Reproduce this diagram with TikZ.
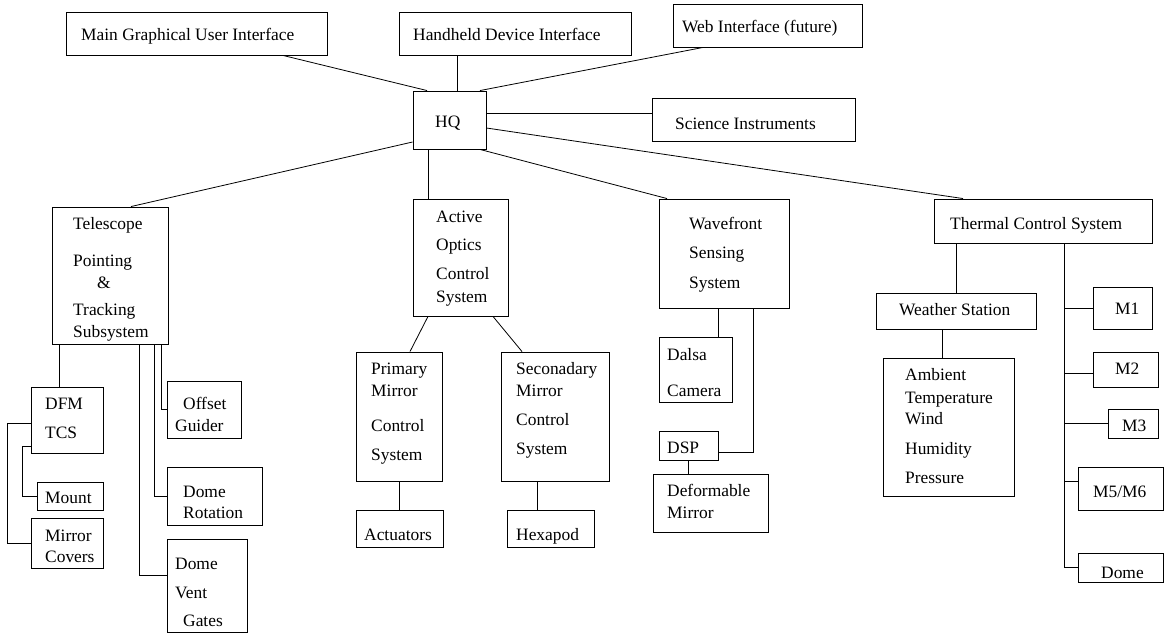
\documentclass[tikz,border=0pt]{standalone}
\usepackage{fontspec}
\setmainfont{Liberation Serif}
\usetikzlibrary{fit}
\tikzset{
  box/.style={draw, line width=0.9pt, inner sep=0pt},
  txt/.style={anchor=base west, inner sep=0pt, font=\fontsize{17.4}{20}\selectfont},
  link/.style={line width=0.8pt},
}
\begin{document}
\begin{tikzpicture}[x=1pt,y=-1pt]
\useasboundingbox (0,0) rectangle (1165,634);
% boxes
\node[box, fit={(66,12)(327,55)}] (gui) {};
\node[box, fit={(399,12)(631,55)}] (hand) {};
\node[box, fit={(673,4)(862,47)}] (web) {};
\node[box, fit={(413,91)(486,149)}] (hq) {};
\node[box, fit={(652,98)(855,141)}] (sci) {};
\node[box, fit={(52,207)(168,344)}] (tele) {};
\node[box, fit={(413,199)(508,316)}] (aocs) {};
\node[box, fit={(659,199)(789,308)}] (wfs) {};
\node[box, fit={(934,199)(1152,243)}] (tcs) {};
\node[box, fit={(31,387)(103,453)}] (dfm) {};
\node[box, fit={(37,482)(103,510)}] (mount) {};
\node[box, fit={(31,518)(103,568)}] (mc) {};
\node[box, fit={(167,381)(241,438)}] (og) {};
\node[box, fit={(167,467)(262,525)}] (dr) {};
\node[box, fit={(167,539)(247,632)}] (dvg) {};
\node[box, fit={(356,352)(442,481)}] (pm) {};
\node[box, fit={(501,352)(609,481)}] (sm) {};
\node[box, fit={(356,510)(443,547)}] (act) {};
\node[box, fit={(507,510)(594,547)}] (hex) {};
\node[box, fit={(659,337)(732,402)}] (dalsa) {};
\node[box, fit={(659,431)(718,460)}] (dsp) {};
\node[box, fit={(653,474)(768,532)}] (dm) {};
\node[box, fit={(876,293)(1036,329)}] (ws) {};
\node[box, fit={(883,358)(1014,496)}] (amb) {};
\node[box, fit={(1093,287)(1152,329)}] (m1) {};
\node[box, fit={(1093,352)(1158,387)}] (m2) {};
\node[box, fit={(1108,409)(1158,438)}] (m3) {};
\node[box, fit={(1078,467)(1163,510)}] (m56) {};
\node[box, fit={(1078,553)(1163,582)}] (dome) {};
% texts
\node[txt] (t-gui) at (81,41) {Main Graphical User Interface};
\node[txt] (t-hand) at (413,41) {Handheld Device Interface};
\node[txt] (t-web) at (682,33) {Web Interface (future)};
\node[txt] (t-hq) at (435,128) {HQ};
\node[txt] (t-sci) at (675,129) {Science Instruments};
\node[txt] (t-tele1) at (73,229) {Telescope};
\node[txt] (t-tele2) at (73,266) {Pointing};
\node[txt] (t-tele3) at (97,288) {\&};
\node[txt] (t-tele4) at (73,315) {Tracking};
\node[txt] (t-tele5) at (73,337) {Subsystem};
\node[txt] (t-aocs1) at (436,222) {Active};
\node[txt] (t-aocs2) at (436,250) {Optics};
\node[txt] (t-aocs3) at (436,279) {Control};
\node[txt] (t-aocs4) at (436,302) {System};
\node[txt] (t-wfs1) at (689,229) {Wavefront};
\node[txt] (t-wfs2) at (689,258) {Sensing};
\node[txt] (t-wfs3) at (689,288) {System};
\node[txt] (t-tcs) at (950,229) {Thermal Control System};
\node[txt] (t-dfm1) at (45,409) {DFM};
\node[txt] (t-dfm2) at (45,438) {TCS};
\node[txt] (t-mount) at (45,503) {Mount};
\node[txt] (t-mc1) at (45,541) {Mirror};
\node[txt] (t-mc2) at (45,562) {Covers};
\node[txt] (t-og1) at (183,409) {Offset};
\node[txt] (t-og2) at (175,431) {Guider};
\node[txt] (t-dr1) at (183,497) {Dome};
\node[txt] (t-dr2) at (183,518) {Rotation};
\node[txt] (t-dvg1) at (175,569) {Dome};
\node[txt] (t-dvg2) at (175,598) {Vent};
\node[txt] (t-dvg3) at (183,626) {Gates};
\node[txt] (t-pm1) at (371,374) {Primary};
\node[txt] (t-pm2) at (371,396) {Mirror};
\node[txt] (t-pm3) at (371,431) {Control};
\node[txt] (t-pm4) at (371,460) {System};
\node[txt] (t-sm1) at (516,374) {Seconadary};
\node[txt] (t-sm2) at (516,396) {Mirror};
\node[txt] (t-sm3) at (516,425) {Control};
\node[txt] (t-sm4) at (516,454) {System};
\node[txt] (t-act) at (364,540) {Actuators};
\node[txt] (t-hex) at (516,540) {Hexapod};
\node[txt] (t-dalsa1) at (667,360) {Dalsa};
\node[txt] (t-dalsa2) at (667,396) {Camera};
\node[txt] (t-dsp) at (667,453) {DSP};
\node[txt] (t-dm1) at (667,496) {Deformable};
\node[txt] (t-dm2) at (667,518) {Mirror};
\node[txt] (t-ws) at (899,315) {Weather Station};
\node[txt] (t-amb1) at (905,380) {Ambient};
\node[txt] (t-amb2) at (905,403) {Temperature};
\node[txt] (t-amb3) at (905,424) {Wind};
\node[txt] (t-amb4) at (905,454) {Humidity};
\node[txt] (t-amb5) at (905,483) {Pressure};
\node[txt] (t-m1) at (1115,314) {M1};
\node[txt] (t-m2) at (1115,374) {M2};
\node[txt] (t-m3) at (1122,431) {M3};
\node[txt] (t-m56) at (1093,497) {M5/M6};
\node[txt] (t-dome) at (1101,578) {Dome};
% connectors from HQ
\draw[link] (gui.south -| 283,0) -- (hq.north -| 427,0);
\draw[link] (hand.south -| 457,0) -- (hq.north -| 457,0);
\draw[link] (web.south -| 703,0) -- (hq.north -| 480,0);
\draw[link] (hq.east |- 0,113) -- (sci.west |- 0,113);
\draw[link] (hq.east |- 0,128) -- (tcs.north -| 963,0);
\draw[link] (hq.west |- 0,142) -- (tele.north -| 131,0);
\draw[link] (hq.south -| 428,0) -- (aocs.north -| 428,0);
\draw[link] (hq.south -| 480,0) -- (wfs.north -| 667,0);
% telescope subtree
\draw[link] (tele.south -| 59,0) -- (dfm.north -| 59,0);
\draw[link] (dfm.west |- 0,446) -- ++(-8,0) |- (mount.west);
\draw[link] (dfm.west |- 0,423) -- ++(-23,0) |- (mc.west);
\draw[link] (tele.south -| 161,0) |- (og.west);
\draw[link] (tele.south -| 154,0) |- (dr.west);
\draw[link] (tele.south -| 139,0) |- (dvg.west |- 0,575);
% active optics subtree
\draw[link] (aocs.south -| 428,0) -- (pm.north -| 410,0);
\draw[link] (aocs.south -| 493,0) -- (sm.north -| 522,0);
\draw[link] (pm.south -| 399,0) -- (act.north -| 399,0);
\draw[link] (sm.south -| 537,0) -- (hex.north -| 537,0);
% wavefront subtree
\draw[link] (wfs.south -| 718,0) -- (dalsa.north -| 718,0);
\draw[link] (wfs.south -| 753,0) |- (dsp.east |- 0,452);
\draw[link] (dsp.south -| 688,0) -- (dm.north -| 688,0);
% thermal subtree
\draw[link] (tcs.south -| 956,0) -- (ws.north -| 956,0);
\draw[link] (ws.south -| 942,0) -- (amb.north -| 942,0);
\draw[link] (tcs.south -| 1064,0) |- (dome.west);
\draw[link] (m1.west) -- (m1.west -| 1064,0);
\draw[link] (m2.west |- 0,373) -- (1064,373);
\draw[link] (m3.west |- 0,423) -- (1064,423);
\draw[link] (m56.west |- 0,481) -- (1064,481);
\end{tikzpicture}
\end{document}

__Instructions for the task__
In the copy, include no pictures; restate the listing above exactly.

__Task response__
Reproduce this diagram with TikZ.
\documentclass[tikz,border=0pt]{standalone}
\usepackage{fontspec}
\setmainfont{Liberation Serif}
\usetikzlibrary{fit}
\tikzset{
  box/.style={draw, line width=0.9pt, inner sep=0pt},
  txt/.style={anchor=base west, inner sep=0pt, font=\fontsize{17.4}{20}\selectfont},
  link/.style={line width=0.8pt},
}
\begin{document}
\begin{tikzpicture}[x=1pt,y=-1pt]
\useasboundingbox (0,0) rectangle (1165,634);
% boxes
\node[box, fit={(66,12)(327,55)}] (gui) {};
\node[box, fit={(399,12)(631,55)}] (hand) {};
\node[box, fit={(673,4)(862,47)}] (web) {};
\node[box, fit={(413,91)(486,149)}] (hq) {};
\node[box, fit={(652,98)(855,141)}] (sci) {};
\node[box, fit={(52,207)(168,344)}] (tele) {};
\node[box, fit={(413,199)(508,316)}] (aocs) {};
\node[box, fit={(659,199)(789,308)}] (wfs) {};
\node[box, fit={(934,199)(1152,243)}] (tcs) {};
\node[box, fit={(31,387)(103,453)}] (dfm) {};
\node[box, fit={(37,482)(103,510)}] (mount) {};
\node[box, fit={(31,518)(103,568)}] (mc) {};
\node[box, fit={(167,381)(241,438)}] (og) {};
\node[box, fit={(167,467)(262,525)}] (dr) {};
\node[box, fit={(167,539)(247,632)}] (dvg) {};
\node[box, fit={(356,352)(442,481)}] (pm) {};
\node[box, fit={(501,352)(609,481)}] (sm) {};
\node[box, fit={(356,510)(443,547)}] (act) {};
\node[box, fit={(507,510)(594,547)}] (hex) {};
\node[box, fit={(659,337)(732,402)}] (dalsa) {};
\node[box, fit={(659,431)(718,460)}] (dsp) {};
\node[box, fit={(653,474)(768,532)}] (dm) {};
\node[box, fit={(876,293)(1036,329)}] (ws) {};
\node[box, fit={(883,358)(1014,496)}] (amb) {};
\node[box, fit={(1093,287)(1152,329)}] (m1) {};
\node[box, fit={(1093,352)(1158,387)}] (m2) {};
\node[box, fit={(1108,409)(1158,438)}] (m3) {};
\node[box, fit={(1078,467)(1163,510)}] (m56) {};
\node[box, fit={(1078,553)(1163,582)}] (dome) {};
% texts
\node[txt] (t-gui) at (81,41) {Main Graphical User Interface};
\node[txt] (t-hand) at (413,41) {Handheld Device Interface};
\node[txt] (t-web) at (682,33) {Web Interface (future)};
\node[txt] (t-hq) at (435,128) {HQ};
\node[txt] (t-sci) at (675,129) {Science Instruments};
\node[txt] (t-tele1) at (73,229) {Telescope};
\node[txt] (t-tele2) at (73,266) {Pointing};
\node[txt] (t-tele3) at (97,288) {\&};
\node[txt] (t-tele4) at (73,315) {Tracking};
\node[txt] (t-tele5) at (73,337) {Subsystem};
\node[txt] (t-aocs1) at (436,222) {Active};
\node[txt] (t-aocs2) at (436,250) {Optics};
\node[txt] (t-aocs3) at (436,279) {Control};
\node[txt] (t-aocs4) at (436,302) {System};
\node[txt] (t-wfs1) at (689,229) {Wavefront};
\node[txt] (t-wfs2) at (689,258) {Sensing};
\node[txt] (t-wfs3) at (689,288) {System};
\node[txt] (t-tcs) at (950,229) {Thermal Control System};
\node[txt] (t-dfm1) at (45,409) {DFM};
\node[txt] (t-dfm2) at (45,438) {TCS};
\node[txt] (t-mount) at (45,503) {Mount};
\node[txt] (t-mc1) at (45,541) {Mirror};
\node[txt] (t-mc2) at (45,562) {Covers};
\node[txt] (t-og1) at (183,409) {Offset};
\node[txt] (t-og2) at (175,431) {Guider};
\node[txt] (t-dr1) at (183,497) {Dome};
\node[txt] (t-dr2) at (183,518) {Rotation};
\node[txt] (t-dvg1) at (175,569) {Dome};
\node[txt] (t-dvg2) at (175,598) {Vent};
\node[txt] (t-dvg3) at (183,626) {Gates};
\node[txt] (t-pm1) at (371,374) {Primary};
\node[txt] (t-pm2) at (371,396) {Mirror};
\node[txt] (t-pm3) at (371,431) {Control};
\node[txt] (t-pm4) at (371,460) {System};
\node[txt] (t-sm1) at (516,374) {Seconadary};
\node[txt] (t-sm2) at (516,396) {Mirror};
\node[txt] (t-sm3) at (516,425) {Control};
\node[txt] (t-sm4) at (516,454) {System};
\node[txt] (t-act) at (364,540) {Actuators};
\node[txt] (t-hex) at (516,540) {Hexapod};
\node[txt] (t-dalsa1) at (667,360) {Dalsa};
\node[txt] (t-dalsa2) at (667,396) {Camera};
\node[txt] (t-dsp) at (667,453) {DSP};
\node[txt] (t-dm1) at (667,496) {Deformable};
\node[txt] (t-dm2) at (667,518) {Mirror};
\node[txt] (t-ws) at (899,315) {Weather Station};
\node[txt] (t-amb1) at (905,380) {Ambient};
\node[txt] (t-amb2) at (905,403) {Temperature};
\node[txt] (t-amb3) at (905,424) {Wind};
\node[txt] (t-amb4) at (905,454) {Humidity};
\node[txt] (t-amb5) at (905,483) {Pressure};
\node[txt] (t-m1) at (1115,314) {M1};
\node[txt] (t-m2) at (1115,374) {M2};
\node[txt] (t-m3) at (1122,431) {M3};
\node[txt] (t-m56) at (1093,497) {M5/M6};
\node[txt] (t-dome) at (1101,578) {Dome};
% connectors from HQ
\draw[link] (gui.south -| 283,0) -- (hq.north -| 427,0);
\draw[link] (hand.south -| 457,0) -- (hq.north -| 457,0);
\draw[link] (web.south -| 703,0) -- (hq.north -| 480,0);
\draw[link] (hq.east |- 0,113) -- (sci.west |- 0,113);
\draw[link] (hq.east |- 0,128) -- (tcs.north -| 963,0);
\draw[link] (hq.west |- 0,142) -- (tele.north -| 131,0);
\draw[link] (hq.south -| 428,0) -- (aocs.north -| 428,0);
\draw[link] (hq.south -| 480,0) -- (wfs.north -| 667,0);
% telescope subtree
\draw[link] (tele.south -| 59,0) -- (dfm.north -| 59,0);
\draw[link] (dfm.west |- 0,446) -- ++(-8,0) |- (mount.west);
\draw[link] (dfm.west |- 0,423) -- ++(-23,0) |- (mc.west);
\draw[link] (tele.south -| 161,0) |- (og.west);
\draw[link] (tele.south -| 154,0) |- (dr.west);
\draw[link] (tele.south -| 139,0) |- (dvg.west |- 0,575);
% active optics subtree
\draw[link] (aocs.south -| 428,0) -- (pm.north -| 410,0);
\draw[link] (aocs.south -| 493,0) -- (sm.north -| 522,0);
\draw[link] (pm.south -| 399,0) -- (act.north -| 399,0);
\draw[link] (sm.south -| 537,0) -- (hex.north -| 537,0);
% wavefront subtree
\draw[link] (wfs.south -| 718,0) -- (dalsa.north -| 718,0);
\draw[link] (wfs.south -| 753,0) |- (dsp.east |- 0,452);
\draw[link] (dsp.south -| 688,0) -- (dm.north -| 688,0);
% thermal subtree
\draw[link] (tcs.south -| 956,0) -- (ws.north -| 956,0);
\draw[link] (ws.south -| 942,0) -- (amb.north -| 942,0);
\draw[link] (tcs.south -| 1064,0) |- (dome.west);
\draw[link] (m1.west) -- (m1.west -| 1064,0);
\draw[link] (m2.west |- 0,373) -- (1064,373);
\draw[link] (m3.west |- 0,423) -- (1064,423);
\draw[link] (m56.west |- 0,481) -- (1064,481);
\end{tikzpicture}
\end{document}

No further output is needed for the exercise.